Photo Caption: Kendra Britto (middle) and Trisha Waters (right) participate in an annual census of the homeless in January.
GREENSBORO — Grace Community Church opened its homeless shelter for women Tuesday night with a hot meal, high hopes of success and a little help from a cycling club and a young girl.
Five other Greensboro churches and one in Pleasant Garden will join Grace this month in opening shelters to help the homeless weather the worst of winter.
Just in time, too. Forecasters expect below-freezing nighttime temperatures by the weekend.

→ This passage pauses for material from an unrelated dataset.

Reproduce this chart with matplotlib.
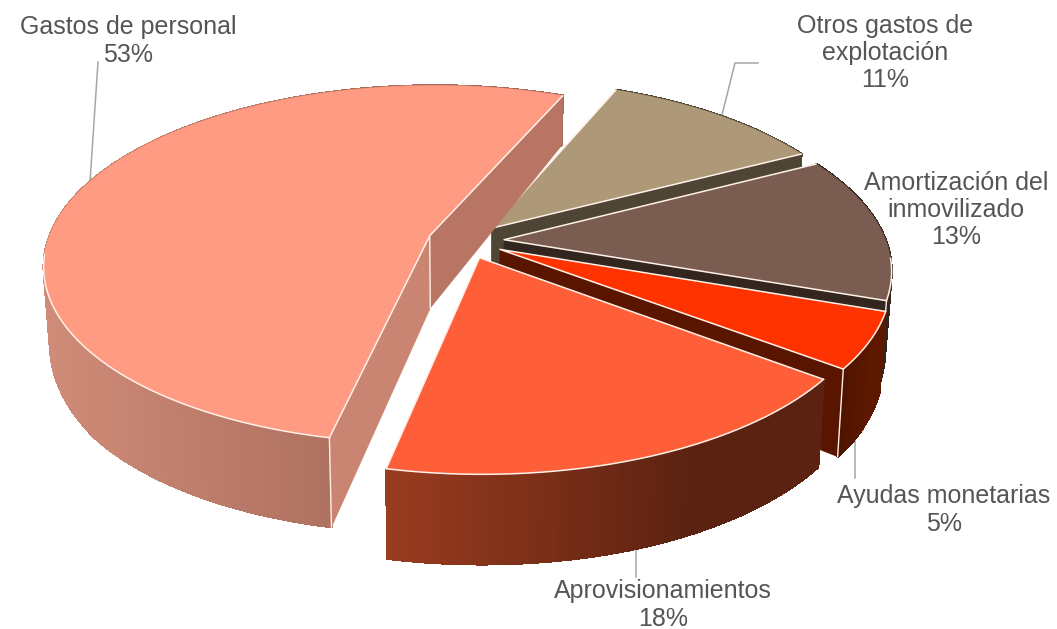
import numpy as np
import matplotlib
matplotlib.use("Agg")
import matplotlib.pyplot as plt
from matplotlib.colors import to_rgb
from matplotlib.patches import Polygon

# slices in drawing order, far to near
labels = ["Otros gastos de\nexplotación\n11%", "Amortización del\ninmovilizado\n13%", "Ayudas monetarias\n5%", "Aprovisionamientos\n18%", "Gastos de personal\n53%"]
values = [11, 13, 5, 18, 53]
top_colors = ["#ad9878", "#7a5c50", "#ff3300", "#ff5f38", "#ff9b82"]
rim_left = ["#4f4534", "#33261f", "#4e1400", "#9a3c20", "#cf8c78"]
rim_right = ["#4f4534", "#33261f", "#5e1800", "#5c2211", "#a66a5a"]
cut_start = ["#4f4534", "#33261f", "#5a1500", "#5c2211", "#c98572"]
cut_end = ["#4f4534", "#33261f", "#5a1500", "#5c2211", "#b87564"]
label_x = [885, 956, 944, 663, 128]
label_y = [53, 210, 510, 605, 41]

# leader lines
leaders = [([98, 90], [62, 182]), ([758, 735, 722], [63, 63, 115]), ([855, 855], [428, 478]), ([636, 636], [545, 577])]

start_angle = 22.8
explode = 0.1
cx, cy = 466, 241
rx, ry = 382, 176
persp = 0.16


def project(u, v):
    w = 1 / (1 + persp * v)
    return cx + rx * u * w, cy - ry * v * w, w


def drop(x, y, w):
    # bottom of the wall under a top point
    d = np.interp(w, [0.87, 1.0, 1.1, 1.2], [50, 73, 87, 90])
    return cx + (x - cx) * 0.985, y + d


def mix(c1, c2, t):
    c1, c2 = np.array(to_rgb(c1)), np.array(to_rgb(c2))
    return tuple(c1 + (c2 - c1) * t)


fig = plt.figure(figsize=(10.57, 6.29), dpi=100)
ax = fig.add_axes([0, 0, 1, 1])
ax.set_xlim(0, 1057)
ax.set_ylim(629, 0)
ax.axis("off")

for lx, ly in leaders:
    ax.plot(lx, ly, color="#a6a6a6", lw=1.1, zorder=1)

fractions = np.array(values) / sum(values)
starts = start_angle + 360 * np.concatenate([[0], np.cumsum(fractions)[:-1]])
z = 2
for i in range(len(values)):
    a0 = np.radians(starts[i])
    a1 = a0 + np.radians(360 * fractions[i])
    mid = (a0 + a1) / 2
    ou, ov = explode * np.sin(mid), explode * np.cos(mid)
    ang = np.linspace(a0, a1, 160)
    ax_, ay_, aw = project(ou + np.sin(ang), ov + np.cos(ang))
    bx_, by_ = drop(ax_, ay_, aw)
    ox, oy, ow = project(ou, ov)
    obx, oby = drop(ox, oy, ow)

    # outer wall, gradient runs with x
    xmin, xmax = ax_.min(), ax_.max()
    for j in range(len(ang) - 1):
        t = min(1, (ax_[j] - xmin) / max(xmax - xmin, 1) / 0.7)
        col = mix(rim_left[i], rim_right[i], t)
        ax.add_patch(Polygon([(ax_[j], ay_[j]), (ax_[j + 1], ay_[j + 1]), (bx_[j + 1], by_[j + 1]), (bx_[j], by_[j])], closed=True, fc=col, ec=col, lw=1, antialiased=False, zorder=z))
    # cut faces, only those turned to the viewer
    end_shown = np.sin(a1) > 0
    start_shown = np.sin(a0) < 0
    if end_shown:
        ax.add_patch(Polygon([(ox, oy), (ax_[-1], ay_[-1]), (bx_[-1], by_[-1]), (obx, oby)], closed=True, fc=cut_end[i], ec=cut_end[i], lw=0.5, zorder=z))
    if start_shown:
        ax.add_patch(Polygon([(ox, oy), (ax_[0], ay_[0]), (bx_[0], by_[0]), (obx, oby)], closed=True, fc=cut_start[i], ec=cut_start[i], lw=0.5, zorder=z))
    # top
    pts = np.column_stack([np.r_[ox, ax_], np.r_[oy, ay_]])
    ax.add_patch(Polygon(pts, closed=True, fc=top_colors[i], ec=top_colors[i], lw=0.3, zorder=z + 0.1))
    # light edges
    edge = "#fff0e8"
    ax.plot([ax_[0], ox, ax_[-1]], [ay_[0], oy, ay_[-1]], color=edge, lw=1.1, zorder=z + 0.2, solid_capstyle="round")
    near = np.cos(ang) < -0.1
    ax.plot(ax_[near], ay_[near], color=edge, lw=1.1, zorder=z + 0.2)
    if values[i] == max(values):
        ax.plot([ox, obx], [oy, oby], color=edge, lw=1, zorder=z + 0.2)
    if near[0] and start_shown:
        ax.plot([ax_[0], bx_[0]], [ay_[0], by_[0]], color=edge, lw=1, zorder=z + 0.2)
    if near[-1] and end_shown:
        ax.plot([ax_[-1], bx_[-1]], [ay_[-1], by_[-1]], color=edge, lw=1, zorder=z + 0.2)
    z += 1

for lab, x, y in zip(labels, label_x, label_y):
    ax.text(x, y, lab, ha="center", va="center", fontsize=18, color="#555555", family="Liberation Sans", linespacing=1.17, zorder=20)

fig.savefig("out.png", dpi=100, facecolor="white")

“We thank Grace Community Church for its concerted community outreach,” said Lolita Randolph, 54, one of five women to stay at the shelter the first night. Fifteen have been assigned to the site, but not all show up the first night, said coordinator Marsha Cole. This is Grace’s second year opening a winter emergency — or WE — shelter.
At Grace, one young girl from All Saints Episcopal Church spent her birthday and Halloween money on two pairs of pajamas and sent them to the shelter with a volunteer from her church.

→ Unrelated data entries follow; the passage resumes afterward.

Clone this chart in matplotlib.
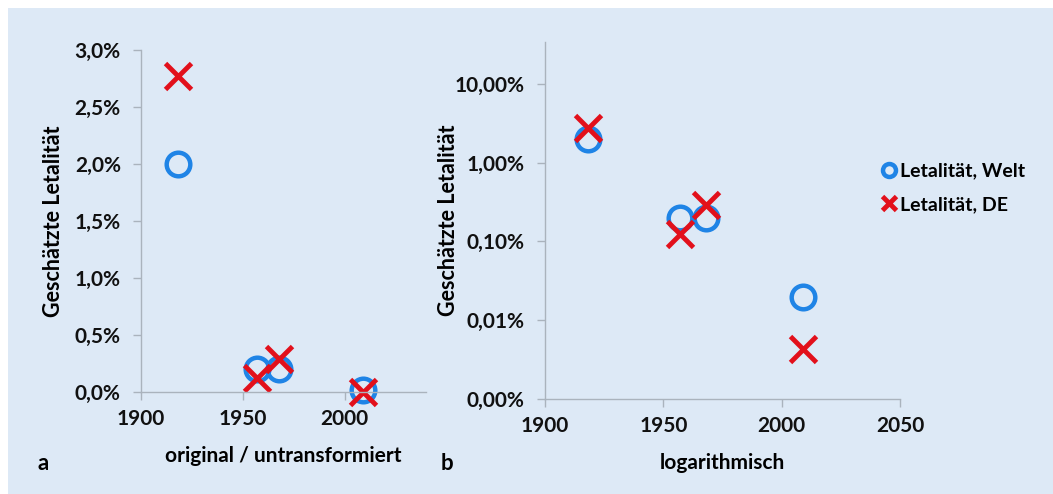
import matplotlib
matplotlib.use('Agg')
import matplotlib.pyplot as plt
from matplotlib.ticker import FuncFormatter, FixedLocator, NullLocator
from matplotlib.patches import Rectangle

# Data (Letalität in %)
years = [1918, 1957, 1968, 2009]
welt = [2.0, 0.2, 0.2, 0.02]
de = [2.77, 0.125, 0.29, 0.0043]

bg = '#dde9f6'
blue = '#1f84e6'
red = '#e2101b'
grey = '#aab3bd'
fs = 15
plt.rcParams['font.family'] = ['Lato', 'DejaVu Sans']
plt.rcParams['font.weight'] = 'bold'

fig = plt.figure(figsize=(10.53, 4.94), dpi=100, facecolor='white')
fig.patches.append(Rectangle((8 / 1053, 0), 1 - 8 / 1053, 1 - 8 / 494,
                             transform=fig.transFigure, facecolor=bg,
                             edgecolor='none', zorder=-10))

ax1 = fig.add_axes([141 / 1053, 1 - 392 / 494, 285 / 1053, 342 / 494])
ax2 = fig.add_axes([545 / 1053, 1 - 399 / 494, 355 / 1053, 357 / 494])


def style(ax):
    ax.set_facecolor('none')
    for s in ['top', 'right']:
        ax.spines[s].set_visible(False)
    for s in ['left', 'bottom']:
        ax.spines[s].set_color(grey)
        ax.spines[s].set_linewidth(1.0)
    ax.tick_params(axis='both', colors=grey, width=1.0, length=5.5,
                   labelcolor='#111111', labelsize=fs)
    ax.tick_params(axis='y', pad=9)
    ax.tick_params(axis='x', pad=7)
    for lab in ax.get_xticklabels() + ax.get_yticklabels():
        lab.set_fontweight('bold')


def plot_points(ax):
    ax.plot(years, welt, linestyle='none', marker='o', ms=17, mfc='none',
            mec=blue, mew=3.2, label='Letalität, Welt', clip_on=False)
    ax.plot(years, de, linestyle='none', marker='x', ms=19, mec=red,
            mew=3.5, label='Letalität, DE', clip_on=False)


# panel a: linear
plot_points(ax1)
ax1.set_xlim(1900, 2040)
ax1.set_ylim(0, 3)
ax1.xaxis.set_major_locator(FixedLocator([1900, 1950, 2000]))
ax1.yaxis.set_major_locator(FixedLocator([0, 0.5, 1, 1.5, 2, 2.5, 3]))
ax1.yaxis.set_major_formatter(FuncFormatter(
    lambda v, p: f'{v:.1f}%'.replace('.', ',')))
style(ax1)
ax1.set_ylabel('Geschätzte Letalität', fontsize=15.5, fontweight='bold',
               labelpad=8)
ax1.set_xlabel('original / untransformiert', fontsize=fs,
               fontweight='bold', labelpad=12)

# panel b: logarithmic
plot_points(ax2)
ax2.set_yscale('log')
ax2.set_xlim(1900, 2050)
ax2.set_ylim(0.001, 34)
ax2.xaxis.set_major_locator(FixedLocator([1900, 1950, 2000, 2050]))
ax2.yaxis.set_major_locator(FixedLocator([0.001, 0.01, 0.1, 1, 10]))
ax2.yaxis.set_minor_locator(NullLocator())
ax2.yaxis.set_major_formatter(FuncFormatter(
    lambda v, p: f'{v:.2f}%'.replace('.', ',')))
style(ax2)
ax2.set_ylabel('Geschätzte Letalität', fontsize=15.5, fontweight='bold',
               labelpad=-3)
ax2.set_xlabel('logarithmisch', fontsize=fs, fontweight='bold',
               labelpad=12)

leg = fig.legend(handles=ax2.get_lines(), loc='center left',
                 bbox_to_anchor=(884 / 1053, 1 - 188 / 494),
                 frameon=False, fontsize=14, handlelength=0.5,
                 handletextpad=0.3, labelspacing=0.85, markerscale=0.55,
                 borderaxespad=0, borderpad=0)
for t in leg.get_texts():
    t.set_fontweight('bold')

fig.text(43 / 1053, 1 - 463 / 494, 'a', fontsize=16, fontweight='bold',
         va='center', ha='center')
fig.text(447 / 1053, 1 - 463 / 494, 'b', fontsize=16, fontweight='bold',
         va='center', ha='center')

fig.savefig('out.png', dpi=100, facecolor=fig.get_facecolor())
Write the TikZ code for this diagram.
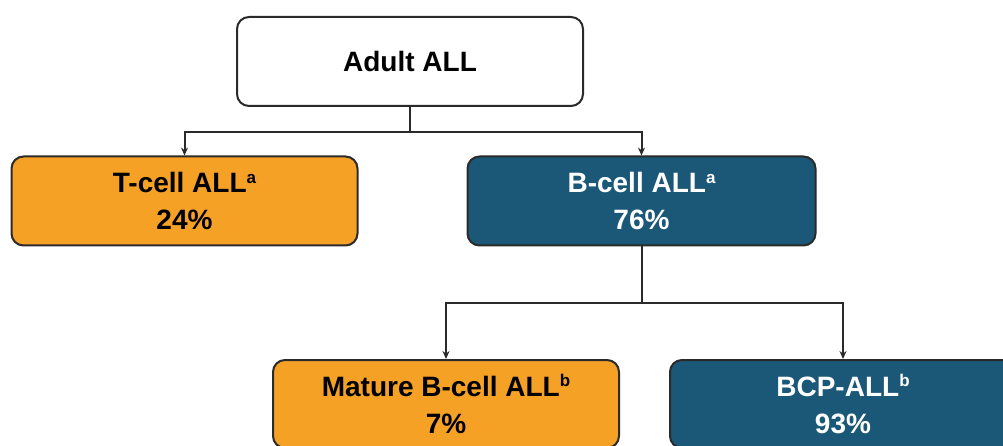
\documentclass[tikz,border=0pt]{standalone}
\usepackage{fontspec}
\setmainfont{Liberation Sans}
\usetikzlibrary{arrows.meta}
\definecolor{orangebox}{HTML}{F5A126}
\definecolor{tealbox}{HTML}{1B5878}
\definecolor{edgegray}{HTML}{2A2A2A}
\newcommand{\supmark}[1]{\raisebox{0.33em}{\fontsize{17}{17}\selectfont #1}}
\tikzset{
  boxbase/.style={rounded corners=12pt, draw=edgegray, line width=2pt, minimum width=346pt, minimum height=89pt, align=center, font=\fontsize{28}{37}\selectfont\bfseries, inner sep=0pt},
  whitebox/.style={boxbase, fill=white, text=black},
  orangenode/.style={boxbase, fill=orangebox, text=black},
  tealnode/.style={boxbase, fill=tealbox, text=white},
  conn/.style={draw=edgegray, line width=2pt},
  arr/.style={conn, -{Stealth[length=8pt,width=7pt]}}
}
\begin{document}
\begin{tikzpicture}[x=1pt,y=-1pt]
\useasboundingbox (0,0) rectangle (1003,446);
\begin{scope}
\clip (0,0) rectangle (1003,446);
\node[whitebox] (adult) at (410,61.5) {Adult ALL};
\node[orangenode] (tcell) at (184.5,201) {T-cell ALL\supmark{a}\\24\%};
\node[tealnode, minimum width=348pt] (bcell) at (641.5,201) {B-cell ALL\supmark{a}\\76\%};
\node[orangenode, minimum height=88pt] (mature) at (446,404) {Mature B-cell ALL\supmark{b}\\7\%};
\node[tealnode, minimum height=88pt] (bcp) at (843,404) {BCP-ALL\supmark{b}\\93\%};
\coordinate (j1) at (410,132);
\coordinate (j2) at (641.5,303);
\draw[conn] (adult.south) -- (j1);
\draw[arr] (j1) -| (tcell.north);
\draw[arr] (j1) -| (bcell.north);
\draw[conn] (bcell.south) -- (j2);
\draw[arr] (j2) -| (mature.north);
\draw[arr] (j2) -| (bcp.north);
\end{scope}
\end{tikzpicture}
\end{document}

The Women’s Only Weekly Ride, a cycling group, provided chicken and vegetables, rolls and salad for dinner. They’ve signed up to provide one meal a month at the shelter.
The church-based sites, a response to an expected shortage of emergency shelter for the second winter in a row, will house 10 to 20 people each, organizers said. They’ll be open through April 1.
Only five of the 10 women assigned to First Baptist Church’s shelter showed up, said co-coordinator Kate Kitchen.
The church decided to turn the house on its property into a winter shelter for the homeless this year after church members volunteered at other sites last winter, the Rev. Ken Massey said.
“It was a wonderful experience,” he said. “The more we looked into how great the need was, we just felt like we had to do it.”
These shelters differ from the traditional ones at the Salvation Army’s Center of Hope and Urban Ministry’s Weaver House, which lay down extra mats in their lobbies each winter for anyone who shows up.
The church-based sites are assigned a set number of participants, who are expected to stay at the same site throughout the program.
Last year, a special United Way program — “Operation Greensboro Cares” — raised money that helped fund the shelters.
But this year, Greensboro Urban Ministry is paying the cost, said the Rev. Mike Aiken, executive director. The money pays for a program coordinator, a full-time worker who stays overnight at each shelter, and food.
Churches provide additional volunteers, food and supplies. Community donations also defray costs.
Last year, the shelters served 36 women and 132 men. Not everyone stayed the entire time. Of those that stayed, 64 percent found stable housing afterward, Aiken said.
First Baptist hopes to make an impact on the women slated to stay there, Kitchen said.
“If it happens to just one, that makes a big difference,” she said.